Fortunately, their childhood home was rented and saved, and it now makes a fine anchor for the cluster of four properties, all part of the original Carr farm.
Richard Carr’s original property ran from Government Street to Douglas Street, and included the sites of the three daughters’ future homes.
207 Government St.
The Carr House, 1863-64
The Carr family home, where Emily Carr was born, was built in the latest style — the Gothic revival — with a two-storey front bay topped with a gable and finial. The front windows have rounded tops, and the roof of the full-width front porch has an elegant “bellcast” curve. The house has been nicely restored. The house is side-gabled and very symmetrical, with angled bays that were added later on both sides. Like the porch, the roof has incredibly slim finials, plus a pair of panelled split-stack chimneys. Little pendant knobs hang from the rafters like Christmas ornaments. The porch columns are slim and chamfered, and the porch railings are cut out. The result of these restoration efforts beautifully reflects the early photographs of the house.

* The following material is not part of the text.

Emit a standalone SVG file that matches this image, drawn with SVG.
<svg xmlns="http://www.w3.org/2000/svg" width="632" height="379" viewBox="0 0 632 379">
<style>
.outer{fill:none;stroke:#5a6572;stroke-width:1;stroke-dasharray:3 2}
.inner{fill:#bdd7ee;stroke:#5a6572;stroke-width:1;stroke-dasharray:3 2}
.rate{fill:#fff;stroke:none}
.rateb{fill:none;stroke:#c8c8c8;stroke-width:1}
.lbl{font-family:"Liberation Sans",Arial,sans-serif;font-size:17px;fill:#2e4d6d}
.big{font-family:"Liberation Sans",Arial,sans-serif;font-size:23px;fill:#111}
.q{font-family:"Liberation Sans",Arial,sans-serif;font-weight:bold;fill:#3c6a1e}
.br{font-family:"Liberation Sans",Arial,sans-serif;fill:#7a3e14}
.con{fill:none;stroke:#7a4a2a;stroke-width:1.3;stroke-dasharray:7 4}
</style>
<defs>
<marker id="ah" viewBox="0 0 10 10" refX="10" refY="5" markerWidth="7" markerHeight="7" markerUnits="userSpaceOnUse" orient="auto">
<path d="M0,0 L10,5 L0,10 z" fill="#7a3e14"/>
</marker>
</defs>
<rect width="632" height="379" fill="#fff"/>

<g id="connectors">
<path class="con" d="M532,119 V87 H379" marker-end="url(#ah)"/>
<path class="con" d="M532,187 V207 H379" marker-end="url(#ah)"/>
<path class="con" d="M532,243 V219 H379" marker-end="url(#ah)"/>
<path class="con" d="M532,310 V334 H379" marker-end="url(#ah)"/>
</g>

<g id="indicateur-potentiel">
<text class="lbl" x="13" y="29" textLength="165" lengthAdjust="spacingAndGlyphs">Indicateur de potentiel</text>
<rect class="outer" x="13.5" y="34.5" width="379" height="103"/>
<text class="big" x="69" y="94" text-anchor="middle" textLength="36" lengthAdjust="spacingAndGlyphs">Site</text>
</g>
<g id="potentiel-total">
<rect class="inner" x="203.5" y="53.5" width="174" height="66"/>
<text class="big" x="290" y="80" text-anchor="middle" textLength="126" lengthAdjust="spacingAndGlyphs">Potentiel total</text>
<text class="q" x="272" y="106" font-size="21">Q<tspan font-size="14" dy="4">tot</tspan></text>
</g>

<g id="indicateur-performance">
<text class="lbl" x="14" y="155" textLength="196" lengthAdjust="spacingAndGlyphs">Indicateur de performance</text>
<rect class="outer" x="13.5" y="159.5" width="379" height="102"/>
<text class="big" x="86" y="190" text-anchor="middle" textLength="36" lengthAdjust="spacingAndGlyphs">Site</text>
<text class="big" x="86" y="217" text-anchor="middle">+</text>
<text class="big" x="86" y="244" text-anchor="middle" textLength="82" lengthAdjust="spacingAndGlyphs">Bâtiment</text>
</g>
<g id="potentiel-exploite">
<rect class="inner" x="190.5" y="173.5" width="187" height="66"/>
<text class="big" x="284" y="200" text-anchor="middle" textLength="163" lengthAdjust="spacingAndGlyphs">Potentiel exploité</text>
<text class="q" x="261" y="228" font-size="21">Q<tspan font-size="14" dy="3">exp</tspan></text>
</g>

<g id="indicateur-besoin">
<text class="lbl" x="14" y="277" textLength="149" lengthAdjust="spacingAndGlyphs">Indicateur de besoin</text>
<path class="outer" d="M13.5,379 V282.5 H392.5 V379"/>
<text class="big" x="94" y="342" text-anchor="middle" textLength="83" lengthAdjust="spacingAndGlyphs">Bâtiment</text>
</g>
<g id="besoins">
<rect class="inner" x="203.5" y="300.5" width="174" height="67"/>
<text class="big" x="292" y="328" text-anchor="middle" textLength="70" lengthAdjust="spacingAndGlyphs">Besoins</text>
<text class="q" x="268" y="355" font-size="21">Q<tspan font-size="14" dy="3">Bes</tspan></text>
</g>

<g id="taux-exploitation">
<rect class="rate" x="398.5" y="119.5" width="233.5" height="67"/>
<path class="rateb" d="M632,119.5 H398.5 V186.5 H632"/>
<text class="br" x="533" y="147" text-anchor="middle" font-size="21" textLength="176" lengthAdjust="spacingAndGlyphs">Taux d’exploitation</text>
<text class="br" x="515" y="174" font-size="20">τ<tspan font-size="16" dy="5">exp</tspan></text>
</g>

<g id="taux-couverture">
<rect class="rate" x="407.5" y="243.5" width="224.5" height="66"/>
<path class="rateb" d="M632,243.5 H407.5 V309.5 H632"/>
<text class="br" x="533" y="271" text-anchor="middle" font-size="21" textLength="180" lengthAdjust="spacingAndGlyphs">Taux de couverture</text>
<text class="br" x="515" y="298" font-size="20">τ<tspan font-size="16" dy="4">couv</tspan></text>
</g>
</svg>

The house is furnished to the period when Emily Carr was growing up here, and is one of Victoria’s most popular visitor destinations.
642-646 Simcoe St.
House of All Sorts, 1912
Emily Carr borrowed money from her sister Edith to finance building the House of All Sorts, round the corner from the family home, and promptly got into a battle royale with her architect, John R. Wright. Despite her complaints, Wright was a competent designer. Earlier, he had designed two nearby houses, at 671 Beacon (in 1909) and 140 St. Andrews (in 1911). In 1912, Carr asked him to design a small two-storey apartment building with a studio for herself. At first it was called Hill House (after nearby Beacon Hill), but her catchy nickname for it, based on the mix of people and animals occupying the house (she had a cat, a rat, a monkey, and dogs), stuck, so that when she wrote about her experiences as a landlady, she called the book The House of All Sorts.

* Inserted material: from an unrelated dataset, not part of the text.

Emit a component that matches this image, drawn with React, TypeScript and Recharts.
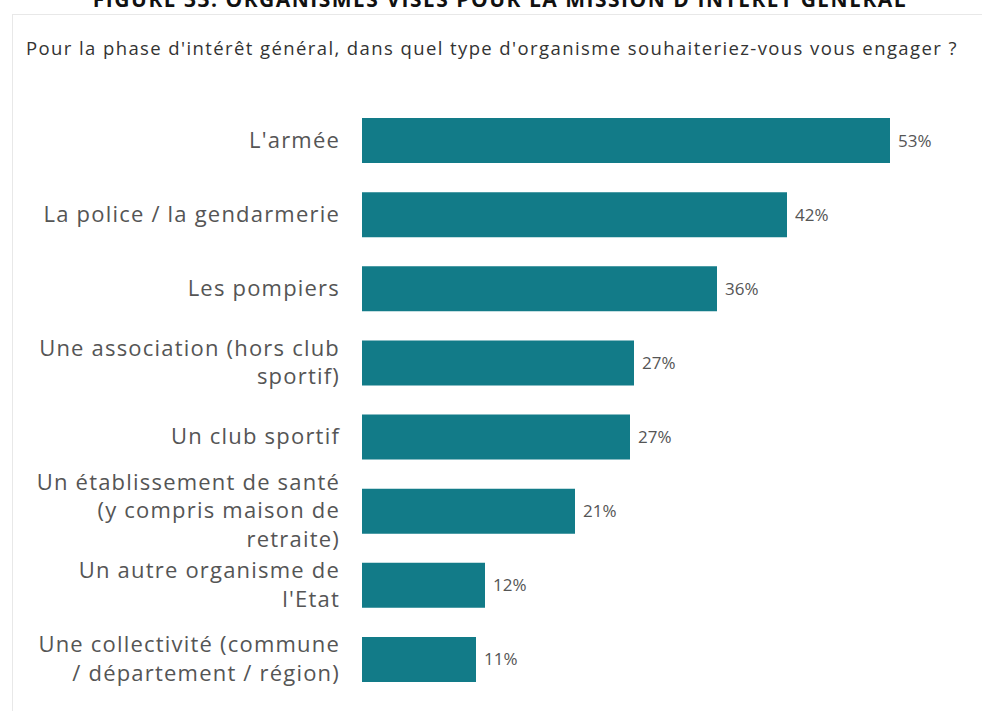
import React from "react";
import { BarChart, Bar, XAxis, YAxis, LabelList } from "recharts";

const categories = [
  "L'armée",
  "La police / la gendarmerie",
  "Les pompiers",
  "Une association (hors club\nsportif)",
  "Un club sportif",
  "Un établissement de santé\n(y compris maison de\nretraite)",
  "Un autre organisme de\nl'Etat",
  "Une collectivité (commune\n/ département / région)",
];

const shares = [52.8, 42.5, 35.5, 27.2, 26.8, 21.3, 12.3, 11.4];
const shareLabels = ["53%", "42%", "36%", "27%", "27%", "21%", "12%", "11%"];

const data = categories.map((name, i) => ({ name, value: shares[i], label: shareLabels[i] }));

const FONT = "'Open Sans', Lato, sans-serif";
const BAR_COLOR = "#127b88";

const CategoryTick = ({ x, y, payload }: any) => {
  const lines: string[] = String(payload.value).split("\n");
  const lineH = 28.5;
  const start = -((lines.length - 1) * lineH) / 2;
  return (
    <text
      x={x}
      y={y}
      textAnchor="end"
      fill="#555"
      fontSize={22}
      fontFamily={FONT}
      letterSpacing={1.2}
    >
      {lines.map((l, i) => (
        <tspan key={i} x={x} y={y + start + i * lineH} dy={7.5}>
          {l}
        </tspan>
      ))}
    </text>
  );
};

export default function App() {
  return (
    <div
      style={{
        position: "absolute",
        left: 0,
        top: 0,
        width: 982,
        height: 711,
        overflow: "hidden",
        background: "#fff",
        fontFamily: FONT,
      }}
    >
      <div
        style={{
          position: "absolute",
          top: -15,
          left: 0,
          width: 1000,
          textAlign: "center",
          fontSize: 21,
          fontWeight: 700,
          color: "#111",
          letterSpacing: 1.5,
          whiteSpace: "nowrap",
        }}
      >
        FIGURE 33. ORGANISMES VISÉS POUR LA MISSION D'INTÉRÊT GÉNÉRAL
      </div>
      <div
        style={{
          position: "absolute",
          left: 12,
          top: 14,
          width: 990,
          height: 720,
          border: "1px solid #e8e8e8",
          boxSizing: "border-box",
        }}
      />
      <div
        style={{
          position: "absolute",
          top: 35,
          left: 26,
          fontSize: 18.5,
          fontWeight: 500,
          color: "#333",
          letterSpacing: 1.4,
          whiteSpace: "nowrap",
        }}
      >
        Pour la phase d'intérêt général, dans quel type d'organisme souhaiteriez-vous vous engager ?
      </div>
      <div style={{ position: "absolute", left: 0, top: 0 }}>
        <BarChart
          layout="vertical"
          width={982}
          height={711}
          data={data}
          margin={{ top: 103, right: 20, left: 12, bottom: 15 }}
        >
          <XAxis type="number" domain={[0, 60]} hide />
          <YAxis
            type="category"
            dataKey="name"
            width={350}
            axisLine={false}
            tickLine={false}
            tickSize={0}
            tickMargin={22}
            tick={<CategoryTick />}
            interval={0}
          />
          <Bar dataKey="value" fill={BAR_COLOR} barSize={45} isAnimationActive={false}>
            <LabelList
              dataKey="label"
              position="right"
              offset={8}
              fill="#555"
              fontSize={17}
              fontFamily={FONT}
            />
          </Bar>
        </BarChart>
      </div>
    </div>
  );
}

She augmented the meagre rental revenue with a crude kiln, making what she called “stupid objects” for sale to tourists (now highly collectible!). She also bred sheepdogs. Meanwhile, her sisters were teaching school. Emily hated the drudgery of being a landlady, but sporadically got away in her caravan (“The Elephant”) to sketch some of her most important works, finishing them in her studio or in a studio she created in Alice’s house on St. Andrews.
At one point, she even rented out the studio, retreating to the attic, where she painted two huge eagles on the ceiling in the Kwakwa-ka-’wakw style.

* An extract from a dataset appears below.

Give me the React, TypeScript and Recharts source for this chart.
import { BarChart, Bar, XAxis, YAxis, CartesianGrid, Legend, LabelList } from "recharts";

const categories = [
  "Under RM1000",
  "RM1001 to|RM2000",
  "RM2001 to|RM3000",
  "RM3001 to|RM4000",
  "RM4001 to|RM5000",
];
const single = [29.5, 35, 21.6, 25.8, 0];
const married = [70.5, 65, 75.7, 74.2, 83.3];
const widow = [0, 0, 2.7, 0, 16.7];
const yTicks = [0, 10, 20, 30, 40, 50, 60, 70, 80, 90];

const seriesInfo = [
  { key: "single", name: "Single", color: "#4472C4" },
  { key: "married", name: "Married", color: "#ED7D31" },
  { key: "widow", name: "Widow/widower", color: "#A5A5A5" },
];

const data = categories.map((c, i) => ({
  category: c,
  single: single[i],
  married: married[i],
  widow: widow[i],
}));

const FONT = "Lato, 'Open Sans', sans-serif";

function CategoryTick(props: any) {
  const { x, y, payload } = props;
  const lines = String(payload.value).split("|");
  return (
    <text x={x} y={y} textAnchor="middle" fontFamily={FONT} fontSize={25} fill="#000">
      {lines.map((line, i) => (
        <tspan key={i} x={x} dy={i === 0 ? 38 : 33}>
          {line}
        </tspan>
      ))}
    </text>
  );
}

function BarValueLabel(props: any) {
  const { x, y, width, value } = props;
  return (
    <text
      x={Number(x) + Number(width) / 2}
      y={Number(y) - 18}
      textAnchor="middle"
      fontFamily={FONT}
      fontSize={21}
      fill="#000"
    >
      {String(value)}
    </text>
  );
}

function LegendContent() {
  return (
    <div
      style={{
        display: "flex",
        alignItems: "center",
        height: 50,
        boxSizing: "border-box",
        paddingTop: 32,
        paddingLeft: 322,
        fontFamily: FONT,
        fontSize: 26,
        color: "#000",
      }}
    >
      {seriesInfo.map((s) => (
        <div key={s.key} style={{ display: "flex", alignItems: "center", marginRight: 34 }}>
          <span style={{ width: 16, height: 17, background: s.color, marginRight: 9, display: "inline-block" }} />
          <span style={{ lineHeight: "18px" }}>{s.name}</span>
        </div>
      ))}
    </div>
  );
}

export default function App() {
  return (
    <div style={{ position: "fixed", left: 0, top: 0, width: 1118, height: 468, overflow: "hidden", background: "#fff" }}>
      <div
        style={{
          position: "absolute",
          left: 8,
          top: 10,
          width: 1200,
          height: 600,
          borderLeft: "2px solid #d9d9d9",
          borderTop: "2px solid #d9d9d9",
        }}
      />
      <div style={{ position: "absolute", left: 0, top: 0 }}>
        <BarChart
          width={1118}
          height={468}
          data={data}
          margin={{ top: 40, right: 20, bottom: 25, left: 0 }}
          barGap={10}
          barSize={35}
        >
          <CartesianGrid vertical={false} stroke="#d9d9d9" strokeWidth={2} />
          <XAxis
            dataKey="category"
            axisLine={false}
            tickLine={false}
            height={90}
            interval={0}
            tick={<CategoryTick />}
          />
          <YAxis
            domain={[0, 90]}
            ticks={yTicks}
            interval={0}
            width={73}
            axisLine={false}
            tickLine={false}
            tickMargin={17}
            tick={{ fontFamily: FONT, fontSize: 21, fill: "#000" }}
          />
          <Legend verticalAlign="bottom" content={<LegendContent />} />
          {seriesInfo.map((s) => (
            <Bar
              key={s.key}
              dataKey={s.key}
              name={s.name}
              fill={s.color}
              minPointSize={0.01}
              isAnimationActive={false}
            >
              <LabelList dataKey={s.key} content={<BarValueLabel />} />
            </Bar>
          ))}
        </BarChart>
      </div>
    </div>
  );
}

She moved out permanently in 1936, and died in a nearby nursing home (which later became the James Bay Inn) in 1945.
The House of All Sorts is one of a kind, with side gables and several angles to the roof. A gabled box bay on pillars creates a central porch. As she had sketched what she wanted for the architect, it may be no coincidence that this bay is reminiscent of the bay on the front of the Carr House, her family home. Emily’s room over the porch was designated a “sleeping porch” on the drawings. Recessed porches at each end provided covered entries to the rental units, but she reached her own upper suite by exterior rear stairs. The house was originally shingled all over, but some time later the lower floor was stuccoed over.
231 St. Andrews St.
1913
After the Carr sisters divided up the family estate, the city decided to put a road through the middle, to be called St. Andrews after the popular St. Andrews and Caledonia sports field (northwest of Government and Niagara streets).
Edith Carr had this handsome two-storey residence built in 1913 for $5,000 on her share of the Carr estate, but she (along with her sister Elizabeth) only lived here for a couple of years before moving back into the family home.
No architect is known, but the contractor may have used a catalogue design. The essential squareness is relieved by several box bays and by the generous recessed front porch. The garage may well have been added later, as it would have been unusual at the time, serving to support a deck. And the front steps might well have been side-facing, where the garage now stands. Would any of the impecunious Carr sisters have had a car?
The top floor is defined with a shallow bank of half-timbering and stucco, and the box bays have their own hipped roofs.
218-220 St. Andrews St.
By 1903
Numerous additions and alterations have been made to this modest one-storey cottage, probably built as a gardener’s cabin behind the Carr family home at 207 Government St., sometime before 1903. While Edith and Emily opted to build from scratch, Alice seems to have adopted the existing lodge around 1911, and then moved her kindergarten here from 620 Battery. Evidently the school filled a need in the fast-growing James Bay neighbourhood, and Alice added one room in 1912 and three rooms in the fall of 1913. She ran the school sporadically until 1936, and died here in 1953, aged 85.
At one point, Emily moved in with Alice. She set up a studio as a separate suite and taught art classes there.
The various additions to the house are marked by the variety of building styles and materials. Hint: The earliest part is at the front, using simple drop-siding. The front entry may originally have been on the other side, facing the family house and the street.